REQUEST
Copy all lines holding the word "with" from the entries.

RECORDS SHOWN

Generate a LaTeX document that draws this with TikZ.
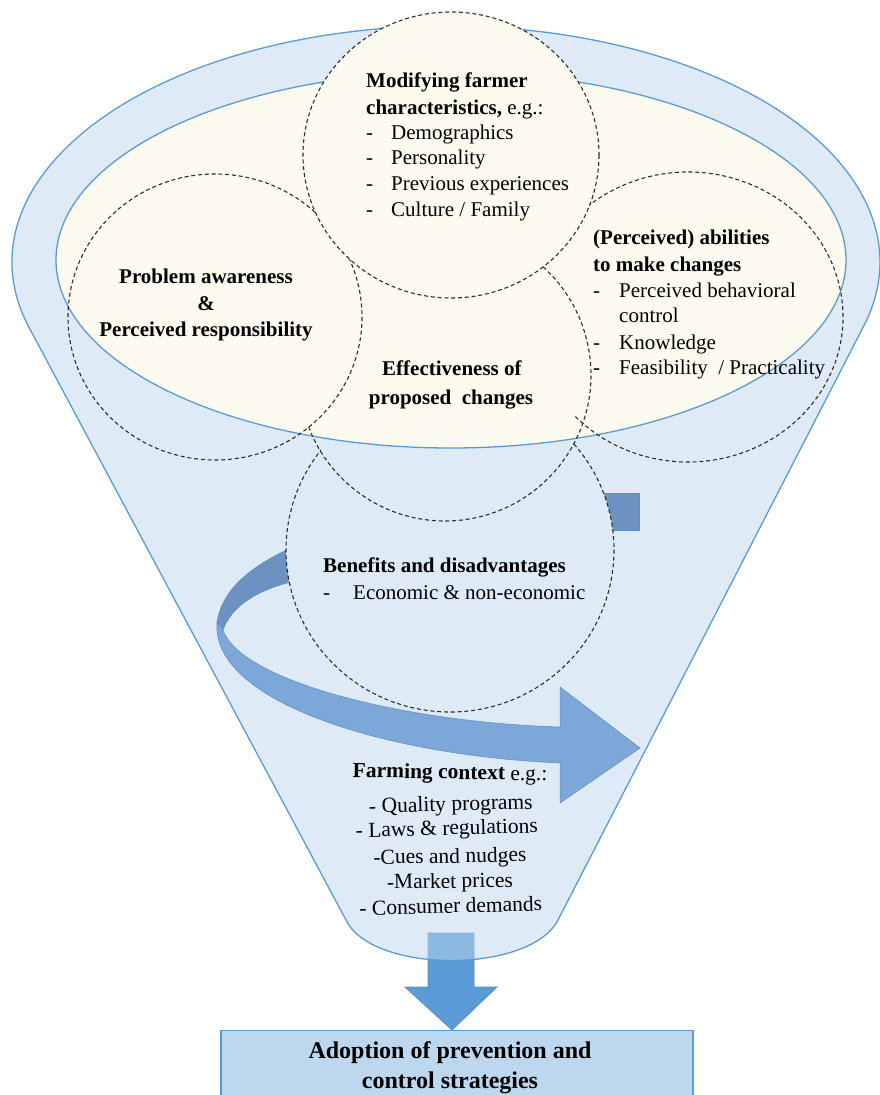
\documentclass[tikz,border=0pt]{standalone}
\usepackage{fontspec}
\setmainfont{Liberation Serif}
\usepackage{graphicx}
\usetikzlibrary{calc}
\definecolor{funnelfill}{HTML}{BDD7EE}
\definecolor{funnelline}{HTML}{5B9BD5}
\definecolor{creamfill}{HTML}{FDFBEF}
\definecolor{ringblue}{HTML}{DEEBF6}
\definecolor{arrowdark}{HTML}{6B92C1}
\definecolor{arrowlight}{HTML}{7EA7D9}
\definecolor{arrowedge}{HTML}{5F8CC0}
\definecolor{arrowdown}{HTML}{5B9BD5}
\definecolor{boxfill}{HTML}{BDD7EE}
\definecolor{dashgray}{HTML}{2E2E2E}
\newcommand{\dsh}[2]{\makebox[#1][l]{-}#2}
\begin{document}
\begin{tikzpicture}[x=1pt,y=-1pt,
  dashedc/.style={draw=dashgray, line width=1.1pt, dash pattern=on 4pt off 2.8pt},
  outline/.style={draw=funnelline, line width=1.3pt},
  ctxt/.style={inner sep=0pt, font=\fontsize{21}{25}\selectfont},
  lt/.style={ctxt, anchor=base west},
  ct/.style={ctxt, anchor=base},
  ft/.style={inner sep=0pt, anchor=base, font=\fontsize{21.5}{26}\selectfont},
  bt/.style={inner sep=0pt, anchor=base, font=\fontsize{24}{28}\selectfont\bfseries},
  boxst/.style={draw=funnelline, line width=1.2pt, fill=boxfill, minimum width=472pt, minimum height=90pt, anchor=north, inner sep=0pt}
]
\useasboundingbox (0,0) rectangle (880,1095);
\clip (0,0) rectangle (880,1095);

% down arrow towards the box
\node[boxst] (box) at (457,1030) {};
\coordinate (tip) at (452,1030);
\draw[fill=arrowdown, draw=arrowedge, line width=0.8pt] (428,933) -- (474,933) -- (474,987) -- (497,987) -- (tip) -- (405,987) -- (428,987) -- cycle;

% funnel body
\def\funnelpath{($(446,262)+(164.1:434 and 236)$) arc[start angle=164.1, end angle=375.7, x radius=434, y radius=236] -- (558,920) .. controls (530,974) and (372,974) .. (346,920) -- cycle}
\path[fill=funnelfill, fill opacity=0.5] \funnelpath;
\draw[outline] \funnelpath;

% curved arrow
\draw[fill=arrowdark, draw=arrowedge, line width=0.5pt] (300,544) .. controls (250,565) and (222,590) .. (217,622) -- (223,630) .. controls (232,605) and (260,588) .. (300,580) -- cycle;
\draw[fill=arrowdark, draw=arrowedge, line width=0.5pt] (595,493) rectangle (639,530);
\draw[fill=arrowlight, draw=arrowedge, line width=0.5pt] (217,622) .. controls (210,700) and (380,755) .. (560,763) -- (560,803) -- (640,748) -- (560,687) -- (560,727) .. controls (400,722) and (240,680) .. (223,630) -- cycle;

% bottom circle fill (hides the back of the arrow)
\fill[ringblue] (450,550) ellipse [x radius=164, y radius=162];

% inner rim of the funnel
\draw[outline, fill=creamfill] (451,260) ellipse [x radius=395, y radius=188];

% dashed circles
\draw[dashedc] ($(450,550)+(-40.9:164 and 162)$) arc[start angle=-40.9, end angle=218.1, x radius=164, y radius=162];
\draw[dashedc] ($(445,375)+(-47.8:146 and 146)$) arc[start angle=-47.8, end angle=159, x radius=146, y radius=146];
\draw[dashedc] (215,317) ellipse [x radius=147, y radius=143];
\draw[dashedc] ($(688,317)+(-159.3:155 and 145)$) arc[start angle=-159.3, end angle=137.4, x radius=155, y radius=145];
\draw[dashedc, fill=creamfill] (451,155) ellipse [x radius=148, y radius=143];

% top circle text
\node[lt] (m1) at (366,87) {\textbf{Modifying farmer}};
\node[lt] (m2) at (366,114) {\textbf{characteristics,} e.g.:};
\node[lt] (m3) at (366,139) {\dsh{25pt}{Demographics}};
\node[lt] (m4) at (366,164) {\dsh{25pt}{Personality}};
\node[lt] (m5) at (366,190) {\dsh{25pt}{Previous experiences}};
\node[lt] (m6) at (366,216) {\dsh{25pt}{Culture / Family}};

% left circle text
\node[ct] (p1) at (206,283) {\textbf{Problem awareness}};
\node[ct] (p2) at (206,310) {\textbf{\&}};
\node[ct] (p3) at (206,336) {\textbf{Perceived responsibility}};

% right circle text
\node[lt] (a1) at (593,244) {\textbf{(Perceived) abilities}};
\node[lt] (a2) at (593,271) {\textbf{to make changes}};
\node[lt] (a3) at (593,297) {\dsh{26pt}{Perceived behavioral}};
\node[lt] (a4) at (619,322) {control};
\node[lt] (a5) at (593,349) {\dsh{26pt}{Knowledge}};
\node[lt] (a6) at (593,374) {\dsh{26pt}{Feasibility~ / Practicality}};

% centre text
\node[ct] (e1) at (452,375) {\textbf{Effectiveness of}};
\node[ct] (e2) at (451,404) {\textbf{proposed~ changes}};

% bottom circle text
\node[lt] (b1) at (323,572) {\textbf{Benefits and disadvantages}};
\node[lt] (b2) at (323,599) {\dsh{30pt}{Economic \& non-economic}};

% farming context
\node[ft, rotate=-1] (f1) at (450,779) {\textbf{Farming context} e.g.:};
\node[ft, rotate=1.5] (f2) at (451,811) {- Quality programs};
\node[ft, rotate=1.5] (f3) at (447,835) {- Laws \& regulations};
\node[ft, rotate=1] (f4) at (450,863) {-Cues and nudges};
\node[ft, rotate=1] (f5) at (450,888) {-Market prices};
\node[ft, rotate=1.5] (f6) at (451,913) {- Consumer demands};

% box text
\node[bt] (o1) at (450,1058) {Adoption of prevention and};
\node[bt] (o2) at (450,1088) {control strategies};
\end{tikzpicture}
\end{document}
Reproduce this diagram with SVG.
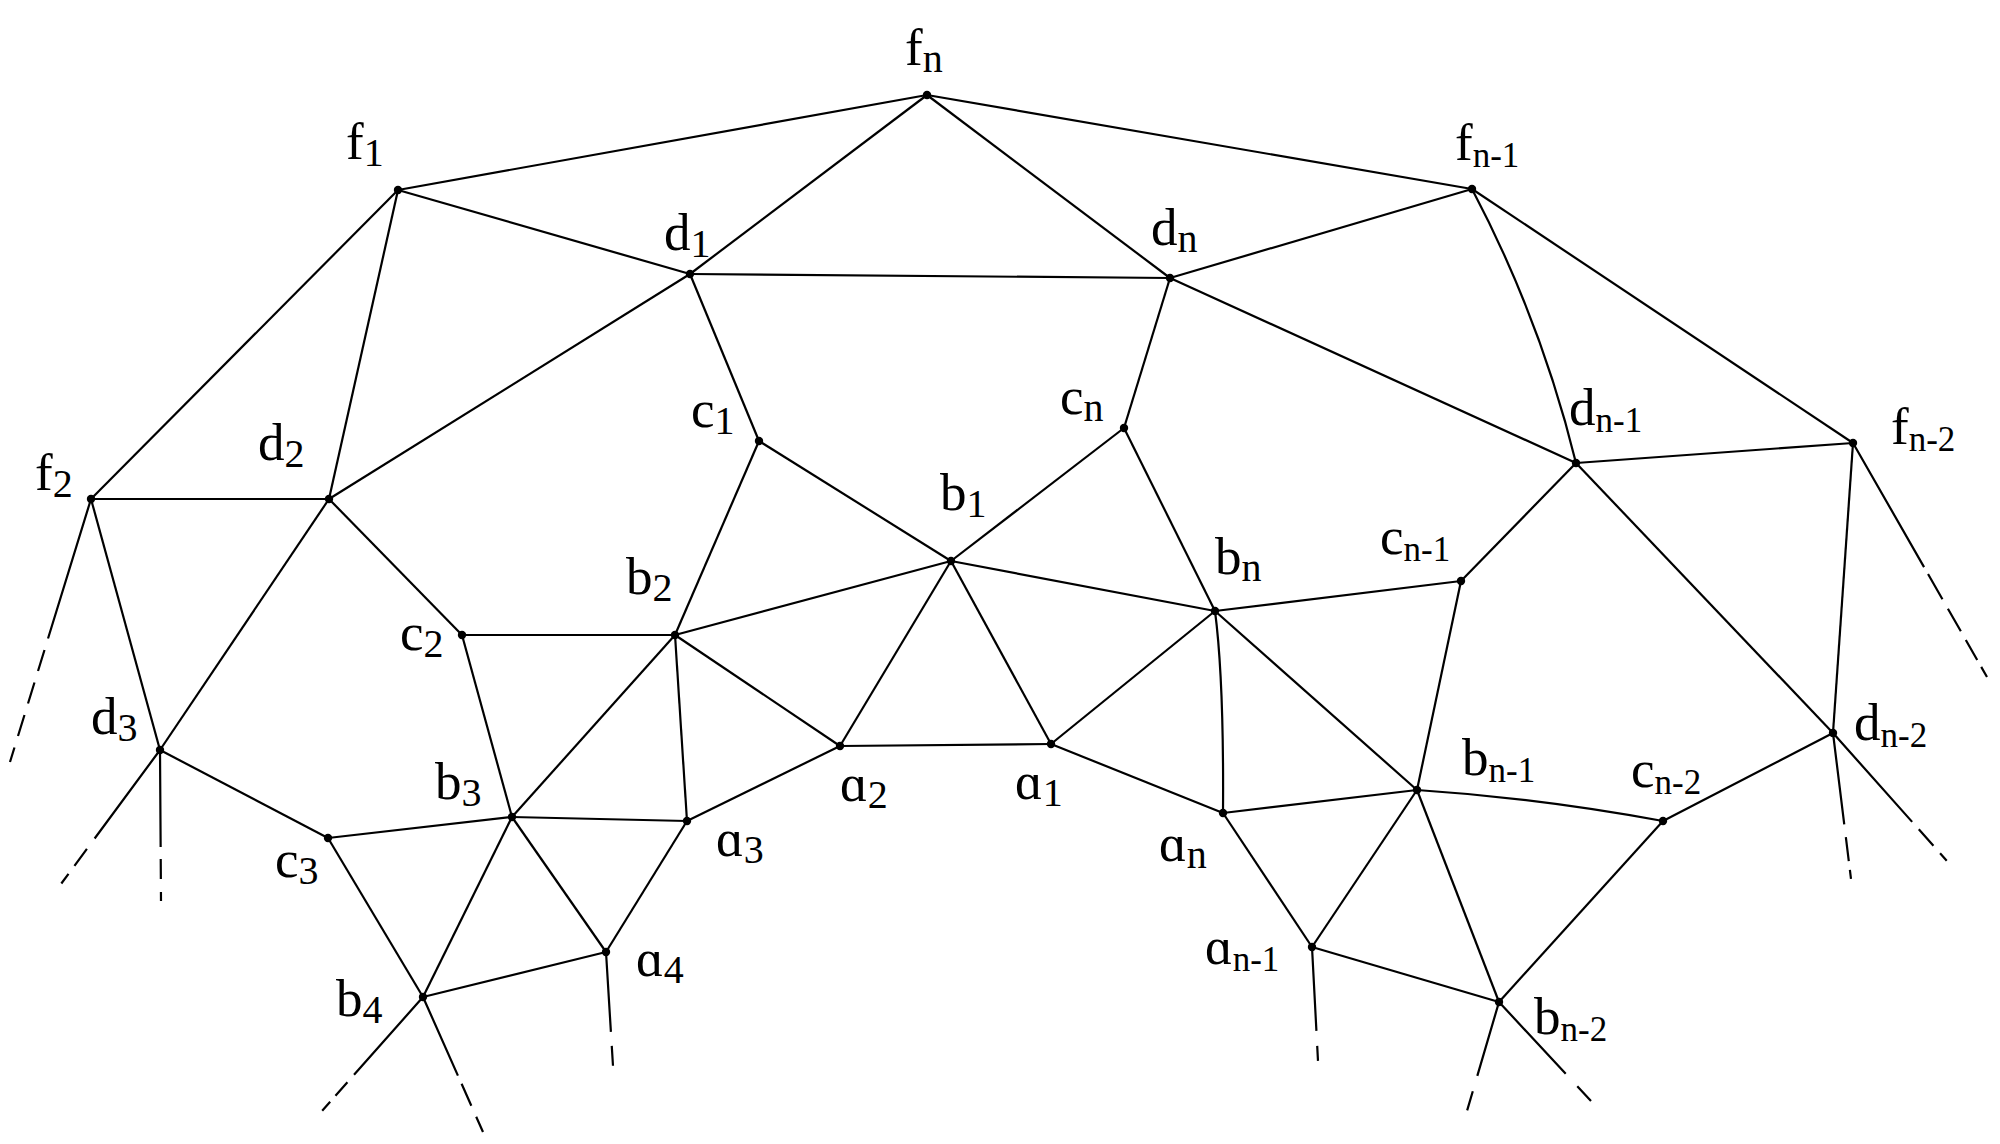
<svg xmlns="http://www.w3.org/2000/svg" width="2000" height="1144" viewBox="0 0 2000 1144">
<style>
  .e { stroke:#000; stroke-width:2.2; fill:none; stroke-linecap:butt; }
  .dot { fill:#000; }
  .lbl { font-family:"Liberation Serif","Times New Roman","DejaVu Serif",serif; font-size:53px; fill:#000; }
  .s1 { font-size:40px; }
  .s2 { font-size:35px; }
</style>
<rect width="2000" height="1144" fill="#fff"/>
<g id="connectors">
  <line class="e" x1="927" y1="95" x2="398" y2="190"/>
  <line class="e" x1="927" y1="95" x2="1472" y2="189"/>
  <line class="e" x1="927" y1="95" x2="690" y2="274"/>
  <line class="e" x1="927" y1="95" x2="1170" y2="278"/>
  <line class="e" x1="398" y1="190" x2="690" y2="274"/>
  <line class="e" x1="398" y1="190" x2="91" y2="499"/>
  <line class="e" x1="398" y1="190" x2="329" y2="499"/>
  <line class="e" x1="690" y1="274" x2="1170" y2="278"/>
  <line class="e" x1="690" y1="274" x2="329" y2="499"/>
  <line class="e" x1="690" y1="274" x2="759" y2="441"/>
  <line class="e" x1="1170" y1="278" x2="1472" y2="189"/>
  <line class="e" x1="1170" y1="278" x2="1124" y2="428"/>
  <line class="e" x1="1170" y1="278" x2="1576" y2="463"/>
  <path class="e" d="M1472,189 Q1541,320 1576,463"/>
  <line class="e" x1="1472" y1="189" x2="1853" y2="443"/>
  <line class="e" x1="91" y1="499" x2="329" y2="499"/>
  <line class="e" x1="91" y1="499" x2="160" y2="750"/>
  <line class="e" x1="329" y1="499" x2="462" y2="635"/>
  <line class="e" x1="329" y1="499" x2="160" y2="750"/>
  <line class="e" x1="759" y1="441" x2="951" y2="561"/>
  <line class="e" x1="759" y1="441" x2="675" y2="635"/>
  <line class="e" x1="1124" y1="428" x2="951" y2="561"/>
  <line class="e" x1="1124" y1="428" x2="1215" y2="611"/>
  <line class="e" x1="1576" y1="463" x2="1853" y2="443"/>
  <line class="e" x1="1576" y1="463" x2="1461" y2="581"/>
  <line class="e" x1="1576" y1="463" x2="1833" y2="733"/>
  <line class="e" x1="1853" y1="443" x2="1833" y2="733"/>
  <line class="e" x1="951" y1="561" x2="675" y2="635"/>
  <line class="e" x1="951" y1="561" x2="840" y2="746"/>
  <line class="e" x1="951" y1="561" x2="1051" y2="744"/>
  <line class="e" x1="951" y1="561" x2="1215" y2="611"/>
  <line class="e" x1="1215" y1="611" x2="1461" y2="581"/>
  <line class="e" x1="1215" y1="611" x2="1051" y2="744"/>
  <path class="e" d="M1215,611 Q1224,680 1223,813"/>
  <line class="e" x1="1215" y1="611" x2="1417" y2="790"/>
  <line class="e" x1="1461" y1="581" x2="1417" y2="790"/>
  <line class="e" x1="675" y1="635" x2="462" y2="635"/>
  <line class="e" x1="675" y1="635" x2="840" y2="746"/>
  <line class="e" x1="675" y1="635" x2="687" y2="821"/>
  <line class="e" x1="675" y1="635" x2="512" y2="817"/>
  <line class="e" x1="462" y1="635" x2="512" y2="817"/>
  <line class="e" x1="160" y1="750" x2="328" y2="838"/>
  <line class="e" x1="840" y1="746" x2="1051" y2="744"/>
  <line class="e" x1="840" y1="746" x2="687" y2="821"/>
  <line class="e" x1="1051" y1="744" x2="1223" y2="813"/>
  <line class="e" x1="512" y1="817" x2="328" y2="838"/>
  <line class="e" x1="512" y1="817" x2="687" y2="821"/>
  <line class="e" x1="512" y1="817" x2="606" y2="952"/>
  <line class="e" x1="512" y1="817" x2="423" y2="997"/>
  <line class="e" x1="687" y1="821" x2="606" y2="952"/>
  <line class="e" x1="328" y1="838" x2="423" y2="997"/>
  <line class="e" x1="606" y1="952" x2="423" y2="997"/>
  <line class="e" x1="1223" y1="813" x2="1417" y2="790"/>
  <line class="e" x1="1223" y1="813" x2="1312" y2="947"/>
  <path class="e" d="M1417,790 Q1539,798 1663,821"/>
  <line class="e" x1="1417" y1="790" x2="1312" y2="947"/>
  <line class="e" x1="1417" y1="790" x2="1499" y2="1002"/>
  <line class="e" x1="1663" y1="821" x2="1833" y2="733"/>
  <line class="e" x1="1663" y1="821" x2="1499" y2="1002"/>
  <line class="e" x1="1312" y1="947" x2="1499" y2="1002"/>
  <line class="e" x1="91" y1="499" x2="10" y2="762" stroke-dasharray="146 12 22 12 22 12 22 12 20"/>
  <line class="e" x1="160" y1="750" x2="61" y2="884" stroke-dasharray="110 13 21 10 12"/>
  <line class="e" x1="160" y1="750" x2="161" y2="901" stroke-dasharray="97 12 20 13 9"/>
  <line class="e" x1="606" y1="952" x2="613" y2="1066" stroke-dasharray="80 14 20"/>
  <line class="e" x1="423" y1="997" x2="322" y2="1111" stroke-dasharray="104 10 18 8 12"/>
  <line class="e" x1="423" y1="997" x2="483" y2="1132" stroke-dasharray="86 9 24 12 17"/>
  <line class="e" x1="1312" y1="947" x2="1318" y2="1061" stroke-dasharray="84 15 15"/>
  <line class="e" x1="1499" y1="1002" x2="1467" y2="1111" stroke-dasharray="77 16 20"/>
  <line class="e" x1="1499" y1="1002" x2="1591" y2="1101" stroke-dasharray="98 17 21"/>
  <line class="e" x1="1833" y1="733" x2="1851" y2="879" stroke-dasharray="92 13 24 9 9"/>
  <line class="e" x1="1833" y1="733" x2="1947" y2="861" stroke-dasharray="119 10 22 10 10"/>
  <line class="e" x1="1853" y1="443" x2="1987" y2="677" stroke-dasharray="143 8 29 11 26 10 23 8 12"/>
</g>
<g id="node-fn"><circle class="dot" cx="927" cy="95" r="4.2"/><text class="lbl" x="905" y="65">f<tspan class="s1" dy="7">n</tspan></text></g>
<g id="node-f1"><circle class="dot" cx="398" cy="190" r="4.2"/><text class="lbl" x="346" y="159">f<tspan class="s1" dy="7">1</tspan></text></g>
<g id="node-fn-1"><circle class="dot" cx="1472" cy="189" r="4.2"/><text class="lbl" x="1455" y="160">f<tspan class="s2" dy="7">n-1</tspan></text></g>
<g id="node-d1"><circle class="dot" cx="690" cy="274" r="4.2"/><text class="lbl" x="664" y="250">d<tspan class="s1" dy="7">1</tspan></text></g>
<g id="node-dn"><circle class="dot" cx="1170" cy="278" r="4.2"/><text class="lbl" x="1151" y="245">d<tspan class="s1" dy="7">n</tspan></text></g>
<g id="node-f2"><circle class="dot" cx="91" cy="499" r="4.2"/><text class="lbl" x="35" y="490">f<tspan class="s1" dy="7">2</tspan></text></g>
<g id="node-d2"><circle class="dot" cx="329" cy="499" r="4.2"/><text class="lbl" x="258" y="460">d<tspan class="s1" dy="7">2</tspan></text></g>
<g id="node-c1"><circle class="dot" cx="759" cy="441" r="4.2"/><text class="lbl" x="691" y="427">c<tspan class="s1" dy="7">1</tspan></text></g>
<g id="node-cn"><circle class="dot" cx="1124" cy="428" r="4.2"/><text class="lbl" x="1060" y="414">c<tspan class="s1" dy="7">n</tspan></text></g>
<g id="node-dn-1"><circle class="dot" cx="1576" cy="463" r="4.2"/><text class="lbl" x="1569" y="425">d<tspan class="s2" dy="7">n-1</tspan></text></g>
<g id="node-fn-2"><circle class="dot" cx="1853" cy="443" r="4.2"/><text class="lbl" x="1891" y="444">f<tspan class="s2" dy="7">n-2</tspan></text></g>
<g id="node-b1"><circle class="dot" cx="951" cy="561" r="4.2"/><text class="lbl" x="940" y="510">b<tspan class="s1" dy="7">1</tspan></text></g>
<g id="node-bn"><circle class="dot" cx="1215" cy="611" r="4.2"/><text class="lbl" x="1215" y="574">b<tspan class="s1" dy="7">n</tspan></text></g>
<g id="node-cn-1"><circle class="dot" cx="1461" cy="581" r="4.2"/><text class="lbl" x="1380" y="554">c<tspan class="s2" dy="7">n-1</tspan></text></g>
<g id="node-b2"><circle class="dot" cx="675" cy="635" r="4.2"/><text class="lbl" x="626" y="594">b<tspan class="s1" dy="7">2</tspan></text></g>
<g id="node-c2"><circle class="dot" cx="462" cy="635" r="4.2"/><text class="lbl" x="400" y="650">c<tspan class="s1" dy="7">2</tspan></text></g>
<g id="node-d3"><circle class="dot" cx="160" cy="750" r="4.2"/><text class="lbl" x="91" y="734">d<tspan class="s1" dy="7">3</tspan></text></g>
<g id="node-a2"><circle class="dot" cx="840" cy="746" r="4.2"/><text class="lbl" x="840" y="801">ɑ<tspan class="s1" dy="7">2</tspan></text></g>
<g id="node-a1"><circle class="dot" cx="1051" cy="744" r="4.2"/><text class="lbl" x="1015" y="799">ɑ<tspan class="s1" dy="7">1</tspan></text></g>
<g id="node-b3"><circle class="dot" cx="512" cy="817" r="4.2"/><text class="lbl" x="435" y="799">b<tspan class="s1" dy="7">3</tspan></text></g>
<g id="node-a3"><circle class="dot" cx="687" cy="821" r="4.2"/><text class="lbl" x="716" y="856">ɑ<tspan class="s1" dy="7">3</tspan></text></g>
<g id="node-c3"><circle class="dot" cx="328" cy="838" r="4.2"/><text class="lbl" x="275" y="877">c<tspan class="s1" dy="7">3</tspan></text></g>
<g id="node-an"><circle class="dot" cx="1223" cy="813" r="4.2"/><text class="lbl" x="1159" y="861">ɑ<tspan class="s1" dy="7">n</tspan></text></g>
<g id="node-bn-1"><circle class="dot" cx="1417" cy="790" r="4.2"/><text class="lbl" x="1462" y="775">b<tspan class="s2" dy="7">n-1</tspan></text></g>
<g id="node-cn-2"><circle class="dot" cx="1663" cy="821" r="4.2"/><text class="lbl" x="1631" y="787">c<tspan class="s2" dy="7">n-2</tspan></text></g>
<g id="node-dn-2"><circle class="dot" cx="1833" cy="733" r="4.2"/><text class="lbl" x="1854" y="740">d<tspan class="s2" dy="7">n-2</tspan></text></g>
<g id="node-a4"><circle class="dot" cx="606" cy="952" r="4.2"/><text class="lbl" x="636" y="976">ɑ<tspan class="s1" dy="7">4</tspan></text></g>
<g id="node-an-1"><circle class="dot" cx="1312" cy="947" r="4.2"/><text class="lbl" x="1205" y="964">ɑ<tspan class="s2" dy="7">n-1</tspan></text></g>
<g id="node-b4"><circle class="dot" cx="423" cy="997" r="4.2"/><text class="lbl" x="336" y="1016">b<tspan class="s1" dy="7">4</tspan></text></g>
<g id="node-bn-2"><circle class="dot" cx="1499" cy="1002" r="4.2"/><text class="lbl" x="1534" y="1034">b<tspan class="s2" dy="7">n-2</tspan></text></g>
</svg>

RESULT OF THE EXERCISE
Generate a LaTeX document that draws this with TikZ.
Reproduce this diagram with SVG.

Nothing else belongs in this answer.